Gradual carbon doping of graphitic carbon nitride towards metal-free visible light photocatalytic hydrogen evolution

Efficient and economical photocatalysts for both the hydrogen evolution reaction (HER) and oxygen evolution reaction (OER) are required to replace expensive metal-based catalysts used in water splitting devices. Herein, we have developed an inexpensive route to synthesize a carbon-rich graphitic carbon nitride (C-rich g-C3N4) with both nitrogen vacancies and a porous structure, which, as a highly efficient photo-induced water splitting catalyst, can meet current demands.

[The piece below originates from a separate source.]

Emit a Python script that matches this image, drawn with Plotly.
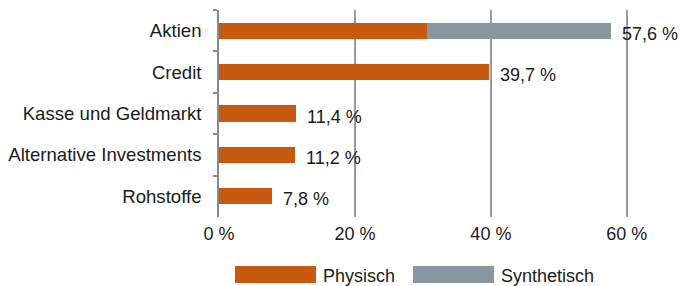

The effects of the porous structure, nitrogen vacancies and rich amount of carbon on the electronic band structure and charge transport of g-C3N4 are systematically elucidated. The C-rich g-C3N4 can not only effectively enhance the absorption of visible light, but can also improve the majority carrier mobility and promote photoelectron transport through the defect-induced mid-gap and multiple conductive carbon rings, thus synergistically elongating the diffusion length and lifetime of the photocarriers. Importantly, the metal-free C-rich g-C3N4 photocatalyst not only demonstrates a higher solar-driven hydrogen production performance, which is over 20.5 times that of pristine g-C3N4, but also exhibits an outstanding stability with minimal loss of catalytic activity.